Here is a simple example: John (age 54) and Jane Smith (age 50) own stock in the ABC Corporation. They purchased the stock for $20,000. The corporation was sold to XYZ Corporation and the value of their stock is now $1,000,000. John and Jane want to sell the stock but are concerned with the approximately $275,000 of capital gains tax which will be due and owing at the time of the sale. John and Jane are charitably inclined. How can they sell the stock, diversify their investments, avoid the capital gains tax, keep income for life and make gifts to charity? Establishing a charitable remainder trust may solve all of these issues.
If John and Jane transfer the stock to a CRT and retain a 7% “unitrust” interest for their joint lives, a $132,209 charitable income tax deduction (equal to the current value of the charity’s remainder interest in the CRT) will be available to them (which at a 39.6% federal income tax rate would save them $52,387 of income tax).

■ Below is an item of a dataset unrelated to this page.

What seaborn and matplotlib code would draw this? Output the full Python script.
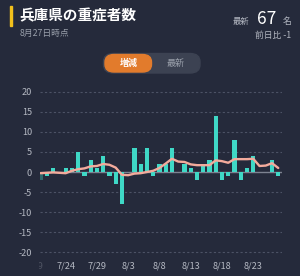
import numpy as np
import pandas as pd
import matplotlib
matplotlib.use("Agg")
import matplotlib.pyplot as plt
from matplotlib.patches import Rectangle, FancyBboxPatch
import seaborn as sns

# ---- data ----
dates = ["7/20", "7/21", "7/22", "7/23", "7/24", "7/25", "7/26", "7/27", "7/28", "7/29",
         "7/30", "7/31", "8/1", "8/2", "8/3", "8/4", "8/5", "8/6", "8/7", "8/8",
         "8/9", "8/10", "8/11", "8/12", "8/13", "8/14", "8/15", "8/16", "8/17", "8/18",
         "8/19", "8/20", "8/21", "8/22", "8/23", "8/24", "8/25", "8/26", "8/27"]
change = [-2, -1, 1, 0, 1, 1, 5, -1, 3, 1,
          4, -1, -3, -8, 0, 6, 2, 6, -1, 2,
          2, 6, 0, 2, 1, -2, 2, 3, 14, -2,
          -1, 8, -2, 1, 4, 0, 0, 3, -1]
avg = [-0.3, -0.2, -0.1, -0.2, -0.3, 0.3, 0.7, 0.9, 1.4, 1.5,
       2.0, 1.8, 1.1, -0.7, -0.8, -0.4, -0.3, 0.0, 0.3, 1.0,
       2.1, 3.3, 2.6, 2.5, 1.9, 1.7, 1.7, 1.7, 2.9, 2.7,
       2.3, 3.2, 3.2, 3.2, 3.3, 1.5, 1.6, 2.2, 1.0]
tick_labels = ["7/24", "7/29", "8/3", "8/8", "8/13", "8/18", "8/23"]
hidden_label = "7/19"
y_ticks = [20, 15, 10, 5, 0, -5, -10, -15, -20]
title = "兵庫県の重症者数"
subtitle = "8月27日時点"
latest_value = "67"
diff_text = "前日比 -1"

BG = "#252a3b"
BAR = "#3fd8c6"
LINE = "#f3ab9c"
GRID = "#4c5265"
TXT = "#b4b8c2"

sns.set_theme(style="dark")
plt.rcParams["font.family"] = ["Noto Sans CJK JP", "DejaVu Sans"]

W, H = 300, 276
fig = plt.figure(figsize=(W / 100, H / 100), dpi=100, facecolor=BG)

def fx(px):
    return px / W

def fy(py):
    return 1 - py / H

# axes placement
left_px, right_px, top_px, bot_px = 40, 282, 89.7, 254.3
ax = fig.add_axes([fx(left_px), fy(bot_px), fx(right_px - left_px), (bot_px - top_px) / H])
ax.set_facecolor(BG)

df = pd.DataFrame({"date": dates, "change": change, "avg": avg})
df["pos"] = np.arange(len(df))

for y in y_ticks:
    if y != 0:
        ax.axhline(y, color=GRID, lw=0.8, ls=(0, (2, 2)), zorder=0)
ax.axhline(0, color="#7d8291", lw=1.0, zorder=1)

sns.barplot(data=df, x="date", y="change", color=BAR, width=0.68, saturation=1,
            ax=ax, zorder=2)
for p in ax.patches:
    p.set_edgecolor("none")
ax.patches[0].set_alpha(0.35)

sns.lineplot(x=df["pos"], y=df["avg"], color=LINE, lw=1.7, ax=ax, zorder=3,
             solid_joinstyle="round", solid_capstyle="round")

ax.set_xlabel("")
ax.set_ylabel("")
ax.set_yticks(y_ticks)
ax.set_yticklabels([str(v) for v in y_ticks])
tick_pos = [dates.index(d) for d in tick_labels]
ax.set_xticks(tick_pos)
ax.set_xticklabels(tick_labels)
ax.set_xlim(-0.1, len(df) - 0.4)
ax.set_ylim(-20.5, 20.5)
ax.tick_params(axis="both", length=0, colors=TXT, labelsize=6.6)
ax.tick_params(axis="y", pad=5.8)
ax.tick_params(axis="x", pad=5.5)
for s in ax.spines.values():
    s.set_visible(False)
ax.grid(False)

# scrolled-off first date label (one step of 5 days before 7/24)
ax.annotate(hidden_label, xy=(tick_pos[0] - 5, 0), xycoords=("data", "axes fraction"),
            xytext=(0, -5.5), textcoords="offset points", ha="center", va="top",
            fontsize=6.6, color=TXT, alpha=0.3, annotation_clip=False)
fig.patches.append(Rectangle((0, fy(274)), fx(38.3), 17 / H, transform=fig.transFigure,
                             color=BG, zorder=5))

# ---- header ----
fig.patches.append(Rectangle((fx(9.5), fy(25.5)), fx(2.6), (25.5 - 6) / H,
                             transform=fig.transFigure, color="#f2c01c", zorder=5))
fig.text(fx(19), fy(15.5), title, color="white", fontsize=10.5, fontweight="bold",
         va="center", ha="left")
fig.text(fx(20), fy(33), subtitle, color="#9aa0ab", fontsize=6.3, va="center", ha="left")
fig.text(fx(249.5), fy(21), "最新", color="#b4b8c2", fontsize=6.0, va="center", ha="right")
fig.text(fx(266.5), fy(18.5), latest_value, color="white", fontsize=12.5, va="center", ha="center")
fig.text(fx(291), fy(21), "名", color="#b4b8c2", fontsize=6.3, va="center", ha="right")
fig.text(fx(291), fy(35.5), diff_text, color="#b4b8c2", fontsize=6.3, va="center", ha="right")

# toggle
fig.patches.append(FancyBboxPatch((fx(103.5), fy(73)), fx(96.5), 19.5 / H,
                                  boxstyle="round,pad=0,rounding_size=0.033",
                                  transform=fig.transFigure, color="#3c4252",
                                  mutation_aspect=H / W, zorder=4))
fig.patches.append(FancyBboxPatch((fx(105), fy(72)), fx(46.5), 17.5 / H,
                                  boxstyle="round,pad=0,rounding_size=0.03",
                                  transform=fig.transFigure, color="#e27b2c",
                                  mutation_aspect=H / W, zorder=5))
fig.text(fx(128.5), fy(63), "増減", color="white", fontsize=6.5, fontweight="bold",
         va="center", ha="center", zorder=6)
fig.text(fx(175.5), fy(63), "最新", color="#9aa0ab", fontsize=6.5,
         va="center", ha="center", zorder=6)

fig.savefig("out.png", dpi=100, facecolor=BG)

They would receive 7% of the fair market value in income yearly, or $70,000 in the first year. In addition, since the CRT is tax exempt, the $275,000 capital gains tax John and Jane would otherwise pay on a sale of the stock individually would not be recognized upon the sale of the stock if the CRT is the seller. Rather, as distributions from the CRT are made, the donor pays taxes based on the type of income being distributed to him. The donor first is taxes on any ordinary income, then on capital gains.
There are also other popular methods of charitable giving which can have tax advantages as well. A donor may establish a private foundation or supporting organization. Both private foundations and supporting organizations are trusts wherein all of the assets are irrevocably dedicated to charitable purposes but the grantors remain involved in the charitable giving process.